Algumas perguntas específicas feitas pelos pesquisadores de opinião remetem à observação mais acurada das ações governamentais e aos efeitos das políticas públicas.
É o caso das questões relacionadas ao controle da inflação, que obteve uma avaliação predominantemente favorável e ainda mais positiva do que na consulta de dezembro do ano passado.
Neste quesito, deve-se considerar que, em dezembro, o noticiário da imprensa ainda colocava o aumento de preços entre as grandes preocupações dos economistas.
De lá para cá, entre os temas de economia interna tem-se destacado a questão do câmbio e, eventualmente mas com igual importância, os desafios da indústria.
A questão da indústria e o problema do câmbio não parecem preocupar diretamente a maior parte da população.
O olhar da cidadania
Também se pode observar que, entre os itens mais bem avaliados destacam-se as ações governamentais contra a pobreza e a fome, que valem ao governo uma aprovação de 59%.
Embora esses temas não frequentem costumeiramente o noticiário, há uma percepção geral de que a autoridade se preocupa com os menos favorecidos.
Uma curiosidade mais intensa se manifesta em torno da questão específica sobre a carga tributária.
Esse tema árido, que frequenta nichos especializados da imprensa, começa a entrar no universo de preocupações da chamada nova classe média – formada basicamente por aquelas famílias que ascenderam socialmente no contexto criado pela estabilidade da economia, pelas políticas sociais e pelo modelo econômico baseado no estímulo ao mercado interno, que resulta em maior oferta de emprego e aumento da renda.

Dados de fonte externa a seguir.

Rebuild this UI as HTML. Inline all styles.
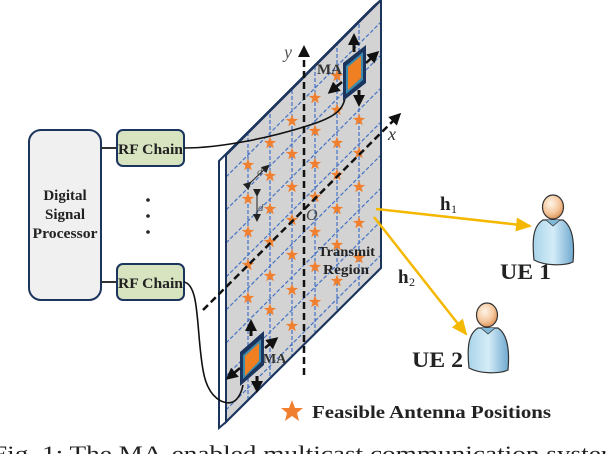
<!DOCTYPE html>
<html><head><meta charset="utf-8"><style>
html,body{margin:0;padding:0;background:#fff;}
svg{display:block;}
text{font-family:"Liberation Serif",serif;}
</style></head><body>
<svg width="606" height="454" viewBox="0 0 606 454" xmlns="http://www.w3.org/2000/svg">
<defs>
<polygon id="st" points="0,-6.5 1.6,-2.1 6.2,-2 2.5,0.8 3.8,5.3 0,2.7 -3.8,5.3 -2.5,0.8 -6.2,-2 -1.6,-2.1" fill="#f08030"/>
<clipPath id="pc"><polygon points="226,155 381,0 381,268 226,422"/></clipPath>
<marker id="ah" markerWidth="8" markerHeight="8" refX="6" refY="4" orient="auto" markerUnits="userSpaceOnUse"><path d="M0,0 L8,4 L0,8 z" fill="#222"/></marker>
<marker id="ao" markerWidth="16" markerHeight="14" refX="14" refY="7" orient="auto" markerUnits="userSpaceOnUse"><path d="M0,0 L16,7 L0,14 z" fill="#f5b800"/></marker>
<marker id="ab" markerWidth="12" markerHeight="12" refX="9" refY="6" orient="auto" markerUnits="userSpaceOnUse"><path d="M0,0 L12,6 L0,12 z" fill="#111"/></marker>
<linearGradient id="body" x1="0" x2="1"><stop offset="0" stop-color="#a9d4ea"/><stop offset="0.5" stop-color="#d4ecf7"/><stop offset="1" stop-color="#6fa9cf"/></linearGradient>
<radialGradient id="head" cx="0.4" cy="0.35" r="0.7"><stop offset="0" stop-color="#fff4e8"/><stop offset="0.6" stop-color="#f4c79c"/><stop offset="1" stop-color="#d98a4e"/></radialGradient>
</defs>

<!-- DSP -->
<rect x="29" y="130" width="72" height="170" rx="12" fill="#f0f0f0" stroke="#1c355e" stroke-width="2"/>
<text x="65" y="200" font-size="15" font-weight="bold" text-anchor="middle" fill="#222">Digital</text>
<text x="65" y="219" font-size="15" font-weight="bold" text-anchor="middle" fill="#222">Signal</text>
<text x="65" y="238" font-size="15" font-weight="bold" text-anchor="middle" fill="#222" textLength="65" lengthAdjust="spacingAndGlyphs">Processor</text>
<line x1="101" y1="148" x2="117" y2="148" stroke="#333" stroke-width="2"/>
<line x1="101" y1="282" x2="117" y2="282" stroke="#333" stroke-width="2"/>
<rect x="117" y="130" width="67" height="36" rx="6" fill="#d8e4c0" stroke="#1c355e" stroke-width="2"/>
<rect x="117" y="264" width="67" height="36" rx="6" fill="#d8e4c0" stroke="#1c355e" stroke-width="2"/>
<text x="118" y="154" font-size="15" font-weight="bold" fill="#222" textLength="65" lengthAdjust="spacingAndGlyphs">RF Chain</text>
<text x="118" y="288" font-size="15" font-weight="bold" fill="#222" textLength="65" lengthAdjust="spacingAndGlyphs">RF Chain</text>
<circle cx="148" cy="200" r="1.8" fill="#222"/><circle cx="148" cy="216" r="1.8" fill="#222"/><circle cx="148" cy="232" r="1.8" fill="#222"/>

<!-- panel back/thickness -->
<polygon points="219,161 374,6 381,0 226,155 226,422 219,428" fill="#fff" stroke="#1c355e" stroke-width="2"/>
<polygon points="226,155 381,0 381,268 226,422" fill="#d3d3d3" stroke="#1c355e" stroke-width="2"/>
<g clip-path="url(#pc)">
<g stroke="#4472c4" stroke-width="1.2" stroke-dasharray="4,2" fill="none">
<line x1="248" y1="0" x2="248" y2="454"/><line x1="270" y1="0" x2="270" y2="454"/><line x1="292" y1="0" x2="292" y2="454"/>
<line x1="315" y1="0" x2="315" y2="454"/><line x1="337" y1="0" x2="337" y2="454"/><line x1="359" y1="0" x2="359" y2="454"/>
<line x1="226" y1="177" x2="381" y2="22"/><line x1="226" y1="210" x2="381" y2="55"/><line x1="226" y1="243" x2="381" y2="88"/>
<line x1="226" y1="277" x2="381" y2="122"/><line x1="226" y1="310" x2="381" y2="155"/><line x1="226" y1="343" x2="381" y2="188"/>
<line x1="226" y1="376" x2="381" y2="221"/><line x1="226" y1="410" x2="381" y2="255"/>
</g>
</g>
<polygon points="226,155 381,0 381,268 226,422" fill="none" stroke="#1c355e" stroke-width="2"/>

<!-- stars -->
<g>
<use href="#st" x="248" y="165"/><use href="#st" x="248" y="199"/><use href="#st" x="248" y="232"/><use href="#st" x="248" y="265"/><use href="#st" x="248" y="298"/>
<use href="#st" x="270" y="143"/><use href="#st" x="270" y="176"/><use href="#st" x="270" y="209"/><use href="#st" x="270" y="242"/><use href="#st" x="270" y="276"/><use href="#st" x="270" y="310"/>
<use href="#st" x="292" y="121"/><use href="#st" x="292" y="154"/><use href="#st" x="292" y="187"/><use href="#st" x="292" y="220"/><use href="#st" x="292" y="255"/><use href="#st" x="292" y="290"/><use href="#st" x="292" y="326"/>
<use href="#st" x="315" y="98"/><use href="#st" x="315" y="131"/><use href="#st" x="315" y="164"/><use href="#st" x="315" y="197"/><use href="#st" x="315" y="232"/><use href="#st" x="315" y="267"/><use href="#st" x="315" y="302"/>
<use href="#st" x="337" y="76"/><use href="#st" x="337" y="110"/><use href="#st" x="337" y="143"/><use href="#st" x="337" y="175"/><use href="#st" x="337" y="209"/><use href="#st" x="337" y="245"/><use href="#st" x="337" y="281"/>
<use href="#st" x="359" y="120"/><use href="#st" x="359" y="153"/><use href="#st" x="359" y="187"/><use href="#st" x="359" y="223"/><use href="#st" x="359" y="258"/>
</g>

<!-- axes -->
<line x1="304" y1="375" x2="304" y2="48" stroke="#111" stroke-width="2.5" stroke-dasharray="7,4" marker-end="url(#ab)"/>
<line x1="203" y1="310" x2="399" y2="115" stroke="#111" stroke-width="2.5" stroke-dasharray="7,4" marker-end="url(#ab)"/>
<text x="284" y="58" font-size="18" font-style="italic" fill="#555">y</text>
<text x="388" y="140" font-size="18" font-style="italic" fill="#333">x</text>
<text x="306" y="220" font-size="16" font-style="italic" fill="#444">O</text>
<text x="257" y="175" font-size="11" font-style="italic" fill="#555">d</text>
<line x1="250" y1="183" x2="268" y2="166" stroke="#222" stroke-width="1" marker-start="url(#ah)" marker-end="url(#ah)"/>
<line x1="257" y1="195" x2="257" y2="220" stroke="#222" stroke-width="1" marker-start="url(#ah)" marker-end="url(#ah)"/>
<text x="258" y="211" font-size="11" font-style="italic" fill="#555">d</text>
<text x="318" y="256" font-size="14" font-weight="bold" fill="#222" textLength="57" lengthAdjust="spacingAndGlyphs">Transmit</text>
<text x="323" y="274" font-size="14" font-weight="bold" fill="#222" textLength="46" lengthAdjust="spacingAndGlyphs">Region</text>

<!-- cables -->
<path d="M184,148 C220,148 270,138 310,125 C335,117 343,110 345,98" fill="none" stroke="#111" stroke-width="1.6"/>
<path d="M184,282 C200,285 196,330 203,370 C208,400 225,405 233,402 C240,398 242,390 243,385" fill="none" stroke="#111" stroke-width="1.6"/>

<!-- MA top -->
<polygon points="343,63 366,45 366,83 343,101" fill="#1c355e"/>
<polygon points="346,66 363,52 363,80 346,94" fill="#3c8cb0"/>
<polygon points="348,67 361,56 361,78 348,90" fill="#f07f22"/>
<line x1="354" y1="52" x2="354" y2="36" stroke="#111" stroke-width="3" marker-end="url(#ab)"/>
<line x1="359" y1="90" x2="359" y2="104" stroke="#111" stroke-width="3" marker-end="url(#ab)"/>
<line x1="366" y1="63" x2="377" y2="53" stroke="#111" stroke-width="2.5" marker-end="url(#ab)"/>
<line x1="342" y1="82" x2="330" y2="92" stroke="#111" stroke-width="2.5" marker-end="url(#ab)"/>
<text x="317" y="74" font-size="15" font-weight="bold" fill="#333">MA</text>

<!-- MA bottom -->
<polygon points="240,352 264,331 264,365 240,386" fill="#1c355e"/>
<polygon points="243,355 261,339 261,362 243,379" fill="#3c8cb0"/>
<polygon points="245,356 259,343 259,361 245,376" fill="#f07f22"/>
<line x1="251" y1="336" x2="251" y2="322" stroke="#111" stroke-width="3" marker-end="url(#ab)"/>
<line x1="257" y1="376" x2="257" y2="390" stroke="#111" stroke-width="3" marker-end="url(#ab)"/>
<line x1="265" y1="348" x2="276" y2="339" stroke="#111" stroke-width="2.5" marker-end="url(#ab)"/>
<line x1="240" y1="368" x2="228" y2="378" stroke="#111" stroke-width="2.5" marker-end="url(#ab)"/>
<text x="263" y="363" font-size="14" font-weight="bold" fill="#333">MA</text>

<!-- channels -->
<line x1="376" y1="209" x2="530" y2="226" stroke="#f5b800" stroke-width="2.5" marker-end="url(#ao)"/>
<line x1="374" y1="217" x2="466" y2="334" stroke="#f5b800" stroke-width="2.5" marker-end="url(#ao)"/>
<text x="440" y="210" font-size="19" font-weight="bold" fill="#222">h</text><text x="451" y="213" font-size="12" fill="#222">1</text>
<text x="398" y="283" font-size="19" font-weight="bold" fill="#222">h</text><text x="409" y="286" font-size="12" fill="#222">2</text>

<!-- UE1 -->
<g>
<path d="M534,260 C532,240 533,226 543,220 L563,220 C572,226 575,240 573,262 C565,266 545,266 534,260 z" fill="url(#body)" stroke="#333" stroke-width="1.2"/>
<path d="M546,220 L553,226 L560,220" fill="#7fb8d8" stroke="#333" stroke-width="0.8"/>
<ellipse cx="553" cy="207" rx="10.5" ry="12" fill="url(#head)" stroke="#333" stroke-width="1.2"/>
<text x="500" y="279" font-size="22" font-weight="bold" fill="#222" textLength="51" lengthAdjust="spacingAndGlyphs">UE 1</text>
</g>
<!-- UE2 -->
<g>
<path d="M469,368 C467,348 468,334 478,328 L498,328 C507,334 510,348 508,370 C500,374 480,374 469,368 z" fill="url(#body)" stroke="#333" stroke-width="1.2"/>
<path d="M481,328 L488,334 L495,328" fill="#7fb8d8" stroke="#333" stroke-width="0.8"/>
<ellipse cx="487" cy="315" rx="10.5" ry="12" fill="url(#head)" stroke="#333" stroke-width="1.2"/>
<text x="412" y="367" font-size="22" font-weight="bold" fill="#222" textLength="51" lengthAdjust="spacingAndGlyphs">UE 2</text>
</g>

<!-- legend -->
<polygon points="292,400 295,408 303,408 297,413 299,421 292,416 285,421 287,413 281,408 289,408" fill="#f08030"/>
<text x="312" y="418" font-size="18" font-weight="bold" fill="#222" textLength="239" lengthAdjust="spacingAndGlyphs">Feasible Antenna Positions</text>

<!-- caption -->
<text x="-8" y="461" font-size="22" fill="#222" textLength="630" lengthAdjust="spacingAndGlyphs">Fig. 1: The MA-enabled multicast communication system</text>
</svg>
</body></html>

A ascensão social e econômica traz novas preocupações a essas famílias quanto ao valor líquido de suas receitas e as introduz como parte interessada nos debates sobre os custos de produção.

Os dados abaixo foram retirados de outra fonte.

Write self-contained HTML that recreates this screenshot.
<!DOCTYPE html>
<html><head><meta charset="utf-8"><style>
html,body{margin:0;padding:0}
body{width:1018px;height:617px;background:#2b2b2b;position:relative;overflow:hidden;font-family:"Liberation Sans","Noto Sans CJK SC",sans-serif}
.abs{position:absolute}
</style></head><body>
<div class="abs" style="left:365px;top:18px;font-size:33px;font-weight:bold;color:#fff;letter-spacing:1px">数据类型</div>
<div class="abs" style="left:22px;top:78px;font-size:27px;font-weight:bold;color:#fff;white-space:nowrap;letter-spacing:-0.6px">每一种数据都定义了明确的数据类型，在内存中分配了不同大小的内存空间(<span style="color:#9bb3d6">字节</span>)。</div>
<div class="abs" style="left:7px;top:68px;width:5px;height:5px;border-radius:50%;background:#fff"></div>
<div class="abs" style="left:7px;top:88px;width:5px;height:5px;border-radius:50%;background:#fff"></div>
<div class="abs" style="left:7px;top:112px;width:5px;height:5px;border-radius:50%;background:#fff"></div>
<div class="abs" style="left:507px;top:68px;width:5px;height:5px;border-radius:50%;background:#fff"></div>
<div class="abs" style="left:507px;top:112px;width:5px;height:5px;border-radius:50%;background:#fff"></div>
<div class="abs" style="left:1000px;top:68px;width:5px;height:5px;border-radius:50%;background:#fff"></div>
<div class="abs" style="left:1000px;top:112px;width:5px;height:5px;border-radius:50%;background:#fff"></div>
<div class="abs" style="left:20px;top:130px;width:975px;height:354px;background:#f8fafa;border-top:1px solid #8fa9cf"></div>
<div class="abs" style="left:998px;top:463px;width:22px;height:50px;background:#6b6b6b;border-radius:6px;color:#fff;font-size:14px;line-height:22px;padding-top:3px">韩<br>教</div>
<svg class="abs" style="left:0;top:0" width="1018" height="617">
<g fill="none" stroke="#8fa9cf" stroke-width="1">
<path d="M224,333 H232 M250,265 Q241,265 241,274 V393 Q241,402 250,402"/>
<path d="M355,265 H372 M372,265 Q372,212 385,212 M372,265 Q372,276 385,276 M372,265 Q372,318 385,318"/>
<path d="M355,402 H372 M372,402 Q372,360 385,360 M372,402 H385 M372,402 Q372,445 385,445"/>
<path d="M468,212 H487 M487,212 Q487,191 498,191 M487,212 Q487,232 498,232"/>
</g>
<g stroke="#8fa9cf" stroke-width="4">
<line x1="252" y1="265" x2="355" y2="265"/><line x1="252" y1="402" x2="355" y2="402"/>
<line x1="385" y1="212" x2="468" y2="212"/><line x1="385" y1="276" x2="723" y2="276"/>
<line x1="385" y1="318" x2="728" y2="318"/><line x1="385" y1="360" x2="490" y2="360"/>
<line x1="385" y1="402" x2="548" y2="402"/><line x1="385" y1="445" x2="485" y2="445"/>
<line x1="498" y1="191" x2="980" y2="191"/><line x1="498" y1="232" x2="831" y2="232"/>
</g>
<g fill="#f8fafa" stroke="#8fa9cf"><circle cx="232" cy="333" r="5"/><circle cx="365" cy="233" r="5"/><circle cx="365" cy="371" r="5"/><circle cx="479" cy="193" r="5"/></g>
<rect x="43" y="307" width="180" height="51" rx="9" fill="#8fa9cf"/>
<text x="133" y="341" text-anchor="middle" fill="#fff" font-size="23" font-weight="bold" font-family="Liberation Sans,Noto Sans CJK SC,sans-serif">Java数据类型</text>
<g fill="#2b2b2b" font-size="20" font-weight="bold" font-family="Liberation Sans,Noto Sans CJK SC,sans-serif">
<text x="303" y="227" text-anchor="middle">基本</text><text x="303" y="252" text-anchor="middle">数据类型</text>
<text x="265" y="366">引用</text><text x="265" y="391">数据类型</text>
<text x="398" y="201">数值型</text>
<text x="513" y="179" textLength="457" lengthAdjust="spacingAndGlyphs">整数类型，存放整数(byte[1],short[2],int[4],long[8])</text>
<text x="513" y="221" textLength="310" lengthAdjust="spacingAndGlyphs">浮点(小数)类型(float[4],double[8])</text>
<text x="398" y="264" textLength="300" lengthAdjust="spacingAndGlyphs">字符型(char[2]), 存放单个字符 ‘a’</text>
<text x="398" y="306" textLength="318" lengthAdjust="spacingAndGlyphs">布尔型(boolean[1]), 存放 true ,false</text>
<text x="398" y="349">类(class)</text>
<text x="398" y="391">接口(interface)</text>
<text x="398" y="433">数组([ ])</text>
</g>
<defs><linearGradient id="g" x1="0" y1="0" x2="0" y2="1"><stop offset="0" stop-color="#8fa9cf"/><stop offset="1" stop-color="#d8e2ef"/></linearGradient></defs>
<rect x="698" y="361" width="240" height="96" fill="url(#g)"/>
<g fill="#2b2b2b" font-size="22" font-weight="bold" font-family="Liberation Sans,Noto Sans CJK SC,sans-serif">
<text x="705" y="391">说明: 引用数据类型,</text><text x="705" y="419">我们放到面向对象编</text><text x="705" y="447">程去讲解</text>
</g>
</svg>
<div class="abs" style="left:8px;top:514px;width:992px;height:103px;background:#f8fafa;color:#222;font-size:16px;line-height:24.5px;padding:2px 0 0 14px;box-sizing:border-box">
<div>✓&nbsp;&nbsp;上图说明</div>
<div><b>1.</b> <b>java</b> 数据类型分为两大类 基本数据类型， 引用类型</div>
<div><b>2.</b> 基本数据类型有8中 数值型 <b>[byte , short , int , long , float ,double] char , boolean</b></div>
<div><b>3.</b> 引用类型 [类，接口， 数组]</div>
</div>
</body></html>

Esse aspecto da pesquisa do Ibope merece uma atenção maior dos jornalistas do que a questão da popularidade da presidente, colocada como central no noticiário.

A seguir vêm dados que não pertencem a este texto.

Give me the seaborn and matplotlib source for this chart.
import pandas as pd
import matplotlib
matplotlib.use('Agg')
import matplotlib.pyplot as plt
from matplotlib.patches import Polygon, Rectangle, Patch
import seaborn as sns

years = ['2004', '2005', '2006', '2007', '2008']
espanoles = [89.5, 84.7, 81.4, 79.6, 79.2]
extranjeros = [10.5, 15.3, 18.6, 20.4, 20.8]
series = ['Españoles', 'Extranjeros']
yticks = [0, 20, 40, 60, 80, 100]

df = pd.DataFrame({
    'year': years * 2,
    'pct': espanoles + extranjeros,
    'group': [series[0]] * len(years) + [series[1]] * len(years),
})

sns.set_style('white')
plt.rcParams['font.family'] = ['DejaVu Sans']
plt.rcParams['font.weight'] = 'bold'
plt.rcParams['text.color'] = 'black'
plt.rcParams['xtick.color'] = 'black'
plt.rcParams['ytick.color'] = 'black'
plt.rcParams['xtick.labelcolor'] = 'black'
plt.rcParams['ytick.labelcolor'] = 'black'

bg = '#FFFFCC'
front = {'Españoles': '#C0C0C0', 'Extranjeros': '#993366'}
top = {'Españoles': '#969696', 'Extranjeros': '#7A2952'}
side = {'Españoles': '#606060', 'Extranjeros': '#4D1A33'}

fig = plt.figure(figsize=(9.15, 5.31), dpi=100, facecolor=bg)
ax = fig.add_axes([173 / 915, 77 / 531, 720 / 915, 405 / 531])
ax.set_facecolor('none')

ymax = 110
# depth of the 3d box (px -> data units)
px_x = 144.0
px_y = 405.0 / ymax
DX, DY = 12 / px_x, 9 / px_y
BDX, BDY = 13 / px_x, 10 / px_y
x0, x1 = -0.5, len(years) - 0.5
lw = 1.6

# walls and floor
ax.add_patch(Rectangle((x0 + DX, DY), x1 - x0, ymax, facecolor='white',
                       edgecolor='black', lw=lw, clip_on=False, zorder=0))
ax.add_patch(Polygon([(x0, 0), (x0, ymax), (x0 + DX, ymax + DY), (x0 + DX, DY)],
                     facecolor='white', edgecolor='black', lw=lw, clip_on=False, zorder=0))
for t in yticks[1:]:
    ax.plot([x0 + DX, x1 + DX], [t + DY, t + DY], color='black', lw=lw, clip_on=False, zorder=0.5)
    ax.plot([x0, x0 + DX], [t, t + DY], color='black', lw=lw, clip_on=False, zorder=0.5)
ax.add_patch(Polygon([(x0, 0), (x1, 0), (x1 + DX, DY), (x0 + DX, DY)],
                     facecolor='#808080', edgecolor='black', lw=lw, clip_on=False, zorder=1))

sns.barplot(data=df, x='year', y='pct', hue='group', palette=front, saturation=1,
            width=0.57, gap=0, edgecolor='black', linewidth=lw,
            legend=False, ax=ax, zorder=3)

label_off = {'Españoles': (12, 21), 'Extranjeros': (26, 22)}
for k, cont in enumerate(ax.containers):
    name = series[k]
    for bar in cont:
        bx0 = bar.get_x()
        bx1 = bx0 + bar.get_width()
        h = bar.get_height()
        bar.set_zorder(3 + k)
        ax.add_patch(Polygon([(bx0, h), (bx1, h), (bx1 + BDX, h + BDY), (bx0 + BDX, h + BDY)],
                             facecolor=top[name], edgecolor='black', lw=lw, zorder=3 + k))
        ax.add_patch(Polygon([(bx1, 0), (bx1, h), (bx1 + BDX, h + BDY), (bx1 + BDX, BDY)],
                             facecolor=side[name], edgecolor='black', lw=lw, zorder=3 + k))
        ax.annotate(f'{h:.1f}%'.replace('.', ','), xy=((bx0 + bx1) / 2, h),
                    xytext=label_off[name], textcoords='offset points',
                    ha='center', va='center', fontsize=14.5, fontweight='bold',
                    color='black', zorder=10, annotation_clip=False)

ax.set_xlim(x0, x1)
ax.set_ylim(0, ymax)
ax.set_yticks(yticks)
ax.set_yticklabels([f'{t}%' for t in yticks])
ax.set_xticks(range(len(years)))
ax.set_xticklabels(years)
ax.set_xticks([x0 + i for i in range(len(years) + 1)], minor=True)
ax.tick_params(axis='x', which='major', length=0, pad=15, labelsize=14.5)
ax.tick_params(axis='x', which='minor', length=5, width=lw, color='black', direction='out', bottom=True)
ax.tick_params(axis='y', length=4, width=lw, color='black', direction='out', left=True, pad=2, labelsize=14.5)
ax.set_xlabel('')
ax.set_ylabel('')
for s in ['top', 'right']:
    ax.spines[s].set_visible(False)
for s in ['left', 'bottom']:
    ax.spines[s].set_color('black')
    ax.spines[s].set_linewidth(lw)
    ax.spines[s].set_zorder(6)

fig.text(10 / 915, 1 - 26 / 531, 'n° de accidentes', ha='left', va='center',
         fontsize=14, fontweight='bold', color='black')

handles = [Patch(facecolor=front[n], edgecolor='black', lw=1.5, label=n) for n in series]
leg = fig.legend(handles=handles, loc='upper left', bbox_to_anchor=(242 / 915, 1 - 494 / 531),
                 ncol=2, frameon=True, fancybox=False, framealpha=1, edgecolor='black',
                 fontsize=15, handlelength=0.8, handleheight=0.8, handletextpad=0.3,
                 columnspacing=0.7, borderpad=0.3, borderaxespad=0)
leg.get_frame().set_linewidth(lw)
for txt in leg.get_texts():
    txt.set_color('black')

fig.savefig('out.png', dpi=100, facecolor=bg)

Essa mudança, que à primeira vista pode parecer sutil demais para merecer um trabalho jornalístico mais reflexivo, deve estar no horizonte das questões que influenciam o planejamento estratégico das empresas de comunicação.
Quando se constata que muitos veículos de conteúdo jornalístico se voltam para as classes de renda média – como no caso explícito dos canais abertos da Rede Globo e, mais implicitamente, se pode deduzir das escolhas editoriais da Folha de S. Paulo e do jornal o Globo – seria de se esperar que os mais leves sinais de mudança no universo de preocupações desse público fossem considerados entre as informações estratégicas.
Nesse sentido, têm menos importância os dados sobre a popularidade ou aprovação pessoal da presidente do que a avaliação de desempenho do governo.
As opiniões gerais sobre a pessoa de uma autoridade se formam em torno de um conjunto de signos cuja interpretação pode ser muito influenciada por elementos subjetivos.
As avaliações sobre políticas públicas são informadas por fatores mais concretos e mensuráveis e exigem uma atitude de cidadão.
A percepção mais clara das ações de governo reveladas pela pesquisa Ibope indicam que a nova “classe média” evolui para um padrão de cidadania que convida a um olhar mais cuidadoso por parte da imprensa.